Be crystal clear about your own needs. At least n=1, I often get caught up in advocacy to the point of losing sight of my own needs. The reality is the companies die and fade all the time. An issue can be staring everyone in the face — from CEO to front-liner — and the org can’t get out of its own way. You can view this as fucked up, or you can view it as an unfortunate aspect of the human condition, and of complex sociotechnical systems. But don’t forget about what you want/need. Also important…if you discuss your needs, people will feel more comfortable engaging/responding vs. discussing the needs of lots of “other” people simultaneously .

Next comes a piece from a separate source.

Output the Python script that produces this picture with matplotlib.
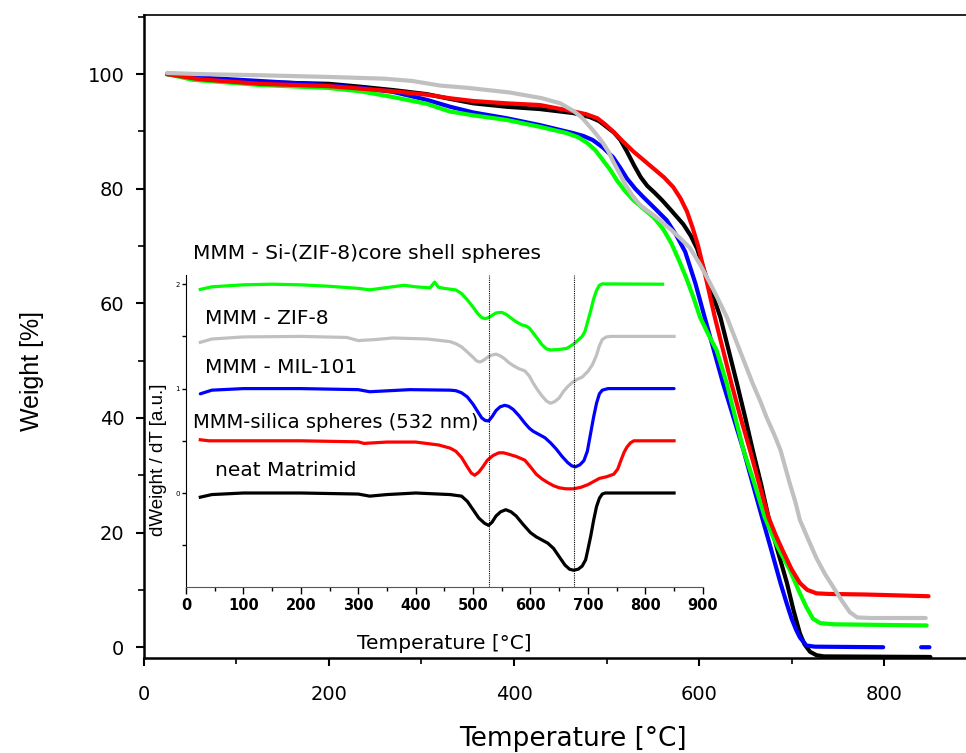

Meta is hard. Advocating for continuous improvement is kind of meta. You aren’t advocating for a specific solution, or advocating to fix a specific problem. Rather, you are providing an “operating system” to tackle what people sense/perceive as the most pressing proble, and exploit the most promising opportunity. Over the years I have had an extremely difficult time communicating this. It is possible, but you need a TON of patience, and super crisp messaging. This can be challenging if you are simultaneously advocating for approaches (see #3).
Maybe you’re just bored. At least consider that option.
That’s about it for now on this topic. I’m still mulling it over myself. But hopefully by sharing this, it might spark some ideas on being a “sensitive” change agent (of sorts).